* _Brief_
Copy the data precisely, character for character, and leave out every picture.
--- start ---
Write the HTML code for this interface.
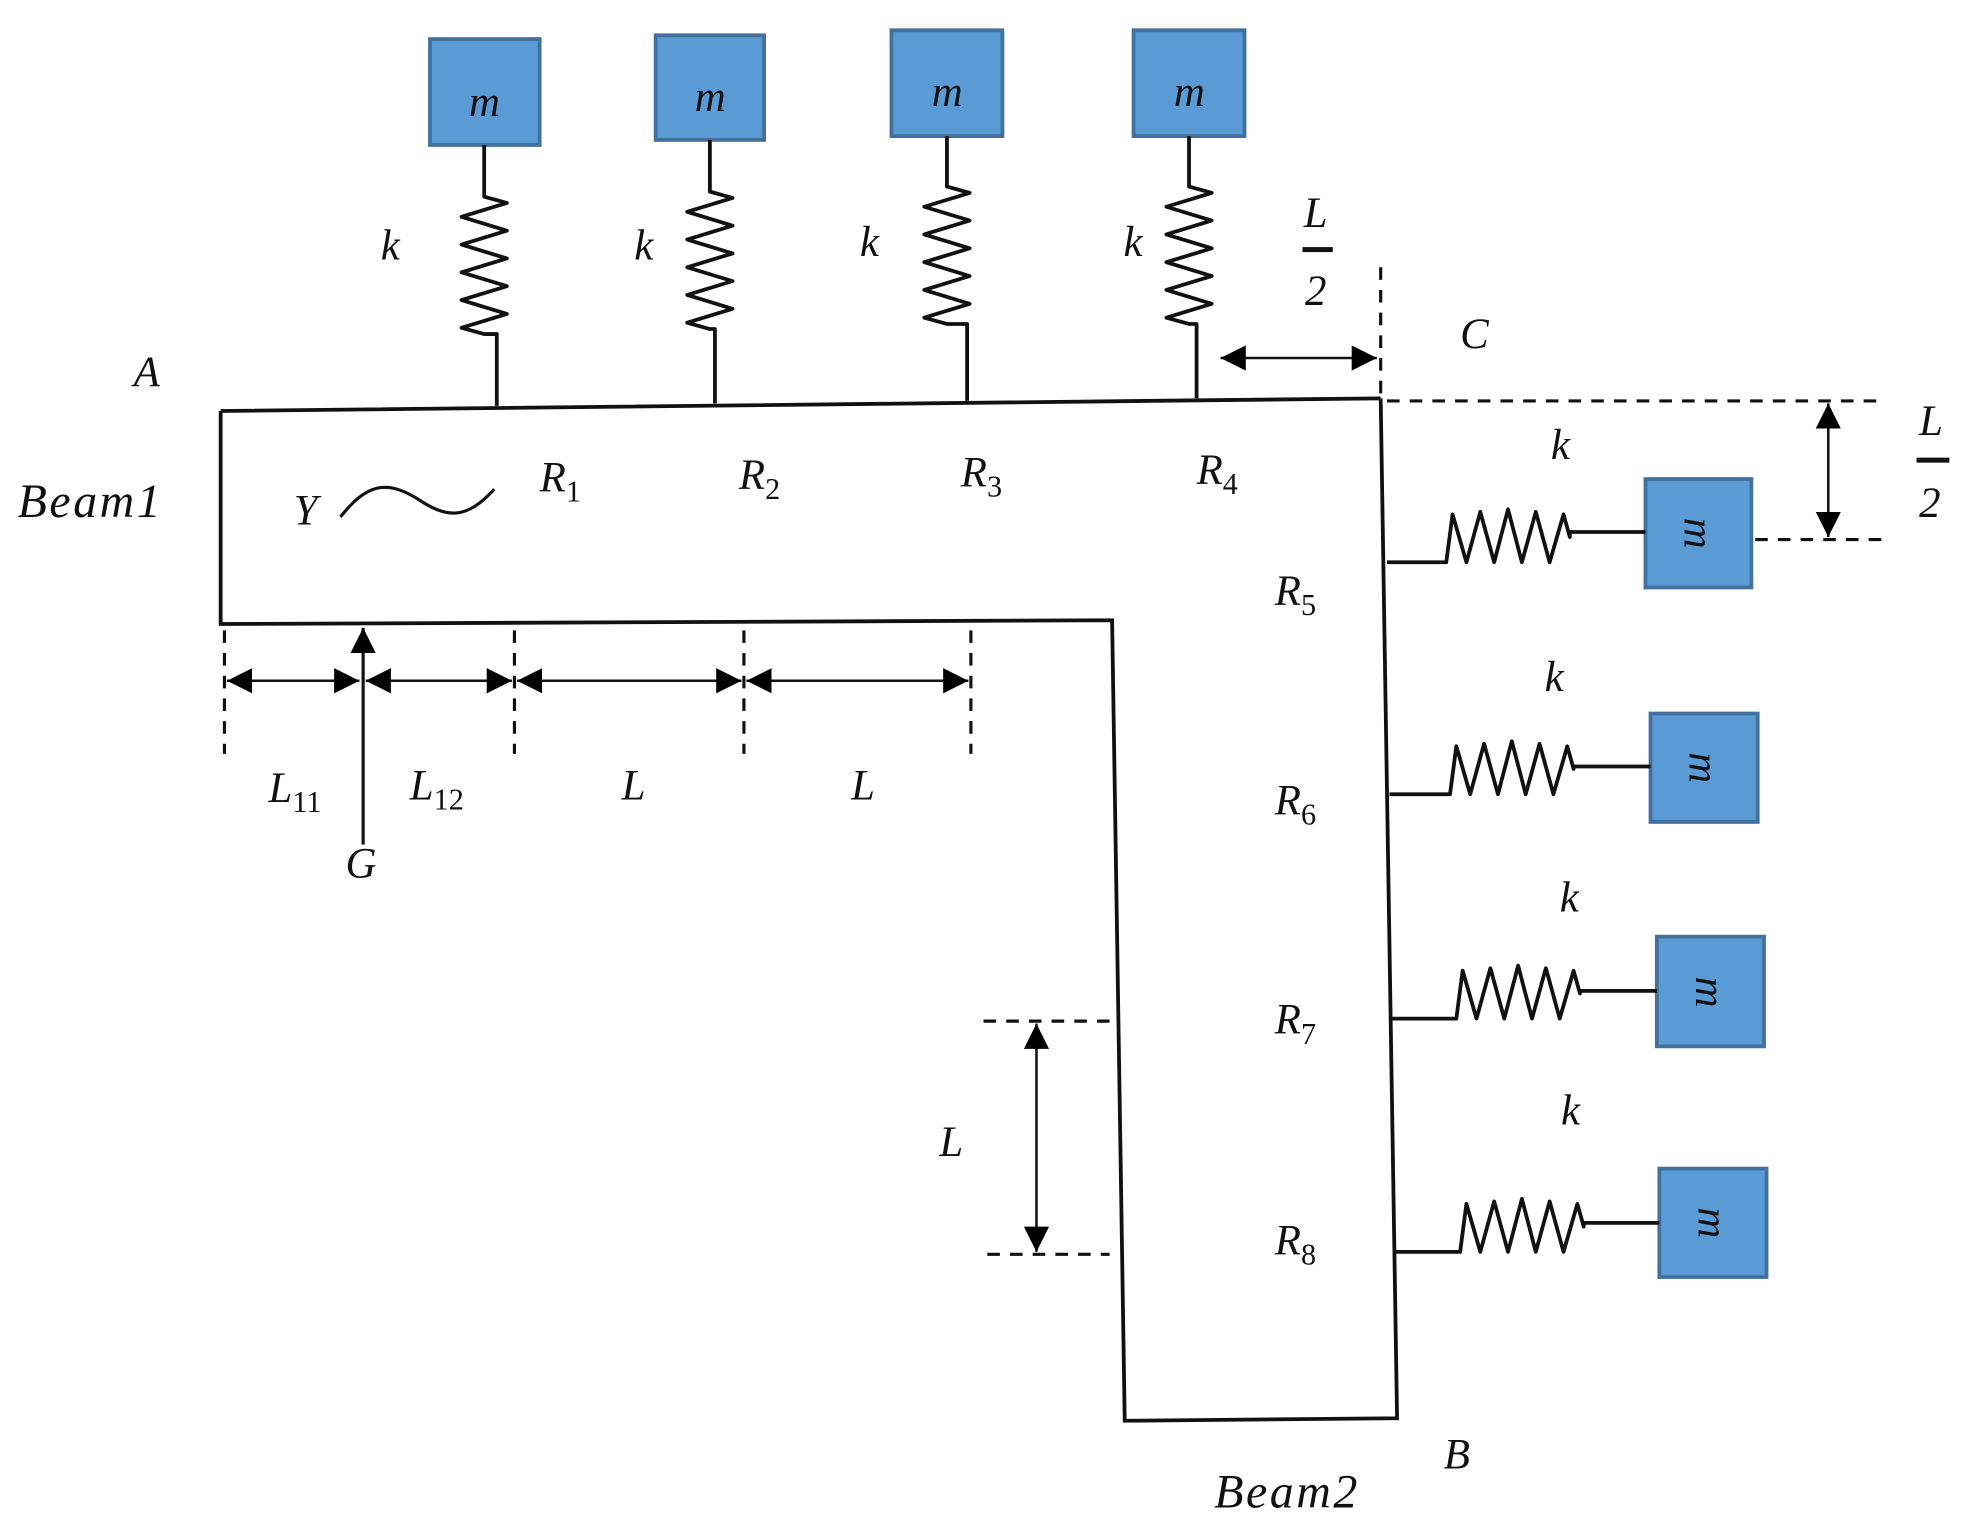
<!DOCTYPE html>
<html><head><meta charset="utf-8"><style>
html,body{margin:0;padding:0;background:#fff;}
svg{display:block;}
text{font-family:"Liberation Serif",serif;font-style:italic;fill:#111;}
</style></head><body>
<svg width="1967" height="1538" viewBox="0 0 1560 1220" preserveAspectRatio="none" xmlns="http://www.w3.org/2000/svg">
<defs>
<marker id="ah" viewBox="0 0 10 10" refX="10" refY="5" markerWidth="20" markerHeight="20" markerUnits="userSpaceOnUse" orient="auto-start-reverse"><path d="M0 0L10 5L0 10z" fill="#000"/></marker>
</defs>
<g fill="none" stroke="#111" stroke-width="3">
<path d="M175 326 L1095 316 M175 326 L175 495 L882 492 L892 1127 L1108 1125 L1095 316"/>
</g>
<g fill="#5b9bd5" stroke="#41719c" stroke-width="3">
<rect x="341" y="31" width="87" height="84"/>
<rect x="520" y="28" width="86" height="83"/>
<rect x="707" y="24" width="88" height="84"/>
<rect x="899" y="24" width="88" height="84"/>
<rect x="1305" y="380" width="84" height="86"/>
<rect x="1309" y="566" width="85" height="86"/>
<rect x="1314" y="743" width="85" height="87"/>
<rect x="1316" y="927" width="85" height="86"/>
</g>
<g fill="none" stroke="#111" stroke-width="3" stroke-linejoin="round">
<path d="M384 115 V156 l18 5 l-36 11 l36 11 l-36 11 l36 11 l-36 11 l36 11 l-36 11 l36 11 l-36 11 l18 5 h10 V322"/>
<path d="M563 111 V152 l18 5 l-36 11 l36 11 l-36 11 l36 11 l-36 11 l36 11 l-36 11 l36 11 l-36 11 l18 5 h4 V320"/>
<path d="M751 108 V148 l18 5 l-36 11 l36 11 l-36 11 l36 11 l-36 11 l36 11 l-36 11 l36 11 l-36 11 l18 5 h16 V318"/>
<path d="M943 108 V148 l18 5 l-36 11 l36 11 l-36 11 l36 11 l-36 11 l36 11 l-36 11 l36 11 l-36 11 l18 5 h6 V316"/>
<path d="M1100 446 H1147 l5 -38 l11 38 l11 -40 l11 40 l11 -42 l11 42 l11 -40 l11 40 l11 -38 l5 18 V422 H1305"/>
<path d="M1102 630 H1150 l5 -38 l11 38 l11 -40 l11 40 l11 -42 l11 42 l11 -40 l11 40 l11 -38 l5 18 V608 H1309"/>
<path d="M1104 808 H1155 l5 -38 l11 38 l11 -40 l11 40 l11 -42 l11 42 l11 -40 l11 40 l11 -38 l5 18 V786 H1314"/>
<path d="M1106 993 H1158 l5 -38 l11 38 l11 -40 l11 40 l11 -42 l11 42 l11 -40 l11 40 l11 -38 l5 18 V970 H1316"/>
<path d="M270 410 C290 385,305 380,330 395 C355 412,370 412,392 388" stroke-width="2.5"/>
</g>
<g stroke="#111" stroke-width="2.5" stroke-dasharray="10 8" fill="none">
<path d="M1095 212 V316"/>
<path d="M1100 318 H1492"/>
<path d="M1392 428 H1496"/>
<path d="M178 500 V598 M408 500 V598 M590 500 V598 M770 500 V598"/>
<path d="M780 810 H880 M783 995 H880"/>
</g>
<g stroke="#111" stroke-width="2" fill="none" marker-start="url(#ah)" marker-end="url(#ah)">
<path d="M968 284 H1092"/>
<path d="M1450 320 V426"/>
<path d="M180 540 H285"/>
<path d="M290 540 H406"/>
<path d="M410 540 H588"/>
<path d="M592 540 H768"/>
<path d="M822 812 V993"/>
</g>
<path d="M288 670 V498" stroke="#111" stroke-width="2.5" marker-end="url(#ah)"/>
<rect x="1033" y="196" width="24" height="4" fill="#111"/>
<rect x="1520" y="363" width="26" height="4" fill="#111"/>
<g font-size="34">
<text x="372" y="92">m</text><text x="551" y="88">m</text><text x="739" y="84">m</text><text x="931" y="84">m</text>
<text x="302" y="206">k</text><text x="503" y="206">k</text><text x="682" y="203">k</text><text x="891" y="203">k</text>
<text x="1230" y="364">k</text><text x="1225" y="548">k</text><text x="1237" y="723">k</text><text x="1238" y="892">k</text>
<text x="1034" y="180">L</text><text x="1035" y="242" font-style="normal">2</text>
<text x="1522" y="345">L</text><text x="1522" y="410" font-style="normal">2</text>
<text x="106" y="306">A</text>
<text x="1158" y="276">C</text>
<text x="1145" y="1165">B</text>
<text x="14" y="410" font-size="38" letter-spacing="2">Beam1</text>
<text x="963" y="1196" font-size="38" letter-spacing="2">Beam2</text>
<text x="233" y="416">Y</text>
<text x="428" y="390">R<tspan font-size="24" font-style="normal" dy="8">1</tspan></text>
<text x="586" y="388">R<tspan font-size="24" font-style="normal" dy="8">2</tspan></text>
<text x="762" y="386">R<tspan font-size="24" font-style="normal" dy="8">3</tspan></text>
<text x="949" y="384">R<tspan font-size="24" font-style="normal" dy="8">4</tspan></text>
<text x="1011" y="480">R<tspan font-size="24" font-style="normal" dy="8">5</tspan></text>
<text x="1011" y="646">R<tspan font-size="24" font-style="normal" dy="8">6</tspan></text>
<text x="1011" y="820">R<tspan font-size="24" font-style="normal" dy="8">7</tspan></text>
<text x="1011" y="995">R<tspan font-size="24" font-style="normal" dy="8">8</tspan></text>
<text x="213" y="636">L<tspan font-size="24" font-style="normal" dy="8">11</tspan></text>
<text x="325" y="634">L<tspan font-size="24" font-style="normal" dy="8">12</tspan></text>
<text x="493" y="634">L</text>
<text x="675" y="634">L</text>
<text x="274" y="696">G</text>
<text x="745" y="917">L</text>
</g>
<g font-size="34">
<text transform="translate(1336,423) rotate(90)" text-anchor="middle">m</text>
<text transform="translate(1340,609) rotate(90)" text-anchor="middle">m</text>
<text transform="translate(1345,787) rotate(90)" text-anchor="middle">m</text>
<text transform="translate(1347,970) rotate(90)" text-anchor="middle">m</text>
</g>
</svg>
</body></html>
--- end ---
* _In response_
Write the HTML code for this interface.
<!DOCTYPE html>
<html><head><meta charset="utf-8"><style>
html,body{margin:0;padding:0;background:#fff;}
svg{display:block;}
text{font-family:"Liberation Serif",serif;font-style:italic;fill:#111;}
</style></head><body>
<svg width="1967" height="1538" viewBox="0 0 1560 1220" preserveAspectRatio="none" xmlns="http://www.w3.org/2000/svg">
<defs>
<marker id="ah" viewBox="0 0 10 10" refX="10" refY="5" markerWidth="20" markerHeight="20" markerUnits="userSpaceOnUse" orient="auto-start-reverse"><path d="M0 0L10 5L0 10z" fill="#000"/></marker>
</defs>
<g fill="none" stroke="#111" stroke-width="3">
<path d="M175 326 L1095 316 M175 326 L175 495 L882 492 L892 1127 L1108 1125 L1095 316"/>
</g>
<g fill="#5b9bd5" stroke="#41719c" stroke-width="3">
<rect x="341" y="31" width="87" height="84"/>
<rect x="520" y="28" width="86" height="83"/>
<rect x="707" y="24" width="88" height="84"/>
<rect x="899" y="24" width="88" height="84"/>
<rect x="1305" y="380" width="84" height="86"/>
<rect x="1309" y="566" width="85" height="86"/>
<rect x="1314" y="743" width="85" height="87"/>
<rect x="1316" y="927" width="85" height="86"/>
</g>
<g fill="none" stroke="#111" stroke-width="3" stroke-linejoin="round">
<path d="M384 115 V156 l18 5 l-36 11 l36 11 l-36 11 l36 11 l-36 11 l36 11 l-36 11 l36 11 l-36 11 l18 5 h10 V322"/>
<path d="M563 111 V152 l18 5 l-36 11 l36 11 l-36 11 l36 11 l-36 11 l36 11 l-36 11 l36 11 l-36 11 l18 5 h4 V320"/>
<path d="M751 108 V148 l18 5 l-36 11 l36 11 l-36 11 l36 11 l-36 11 l36 11 l-36 11 l36 11 l-36 11 l18 5 h16 V318"/>
<path d="M943 108 V148 l18 5 l-36 11 l36 11 l-36 11 l36 11 l-36 11 l36 11 l-36 11 l36 11 l-36 11 l18 5 h6 V316"/>
<path d="M1100 446 H1147 l5 -38 l11 38 l11 -40 l11 40 l11 -42 l11 42 l11 -40 l11 40 l11 -38 l5 18 V422 H1305"/>
<path d="M1102 630 H1150 l5 -38 l11 38 l11 -40 l11 40 l11 -42 l11 42 l11 -40 l11 40 l11 -38 l5 18 V608 H1309"/>
<path d="M1104 808 H1155 l5 -38 l11 38 l11 -40 l11 40 l11 -42 l11 42 l11 -40 l11 40 l11 -38 l5 18 V786 H1314"/>
<path d="M1106 993 H1158 l5 -38 l11 38 l11 -40 l11 40 l11 -42 l11 42 l11 -40 l11 40 l11 -38 l5 18 V970 H1316"/>
<path d="M270 410 C290 385,305 380,330 395 C355 412,370 412,392 388" stroke-width="2.5"/>
</g>
<g stroke="#111" stroke-width="2.5" stroke-dasharray="10 8" fill="none">
<path d="M1095 212 V316"/>
<path d="M1100 318 H1492"/>
<path d="M1392 428 H1496"/>
<path d="M178 500 V598 M408 500 V598 M590 500 V598 M770 500 V598"/>
<path d="M780 810 H880 M783 995 H880"/>
</g>
<g stroke="#111" stroke-width="2" fill="none" marker-start="url(#ah)" marker-end="url(#ah)">
<path d="M968 284 H1092"/>
<path d="M1450 320 V426"/>
<path d="M180 540 H285"/>
<path d="M290 540 H406"/>
<path d="M410 540 H588"/>
<path d="M592 540 H768"/>
<path d="M822 812 V993"/>
</g>
<path d="M288 670 V498" stroke="#111" stroke-width="2.5" marker-end="url(#ah)"/>
<rect x="1033" y="196" width="24" height="4" fill="#111"/>
<rect x="1520" y="363" width="26" height="4" fill="#111"/>
<g font-size="34">
<text x="372" y="92">m</text><text x="551" y="88">m</text><text x="739" y="84">m</text><text x="931" y="84">m</text>
<text x="302" y="206">k</text><text x="503" y="206">k</text><text x="682" y="203">k</text><text x="891" y="203">k</text>
<text x="1230" y="364">k</text><text x="1225" y="548">k</text><text x="1237" y="723">k</text><text x="1238" y="892">k</text>
<text x="1034" y="180">L</text><text x="1035" y="242" font-style="normal">2</text>
<text x="1522" y="345">L</text><text x="1522" y="410" font-style="normal">2</text>
<text x="106" y="306">A</text>
<text x="1158" y="276">C</text>
<text x="1145" y="1165">B</text>
<text x="14" y="410" font-size="38" letter-spacing="2">Beam1</text>
<text x="963" y="1196" font-size="38" letter-spacing="2">Beam2</text>
<text x="233" y="416">Y</text>
<text x="428" y="390">R<tspan font-size="24" font-style="normal" dy="8">1</tspan></text>
<text x="586" y="388">R<tspan font-size="24" font-style="normal" dy="8">2</tspan></text>
<text x="762" y="386">R<tspan font-size="24" font-style="normal" dy="8">3</tspan></text>
<text x="949" y="384">R<tspan font-size="24" font-style="normal" dy="8">4</tspan></text>
<text x="1011" y="480">R<tspan font-size="24" font-style="normal" dy="8">5</tspan></text>
<text x="1011" y="646">R<tspan font-size="24" font-style="normal" dy="8">6</tspan></text>
<text x="1011" y="820">R<tspan font-size="24" font-style="normal" dy="8">7</tspan></text>
<text x="1011" y="995">R<tspan font-size="24" font-style="normal" dy="8">8</tspan></text>
<text x="213" y="636">L<tspan font-size="24" font-style="normal" dy="8">11</tspan></text>
<text x="325" y="634">L<tspan font-size="24" font-style="normal" dy="8">12</tspan></text>
<text x="493" y="634">L</text>
<text x="675" y="634">L</text>
<text x="274" y="696">G</text>
<text x="745" y="917">L</text>
</g>
<g font-size="34">
<text transform="translate(1336,423) rotate(90)" text-anchor="middle">m</text>
<text transform="translate(1340,609) rotate(90)" text-anchor="middle">m</text>
<text transform="translate(1345,787) rotate(90)" text-anchor="middle">m</text>
<text transform="translate(1347,970) rotate(90)" text-anchor="middle">m</text>
</g>
</svg>
</body></html>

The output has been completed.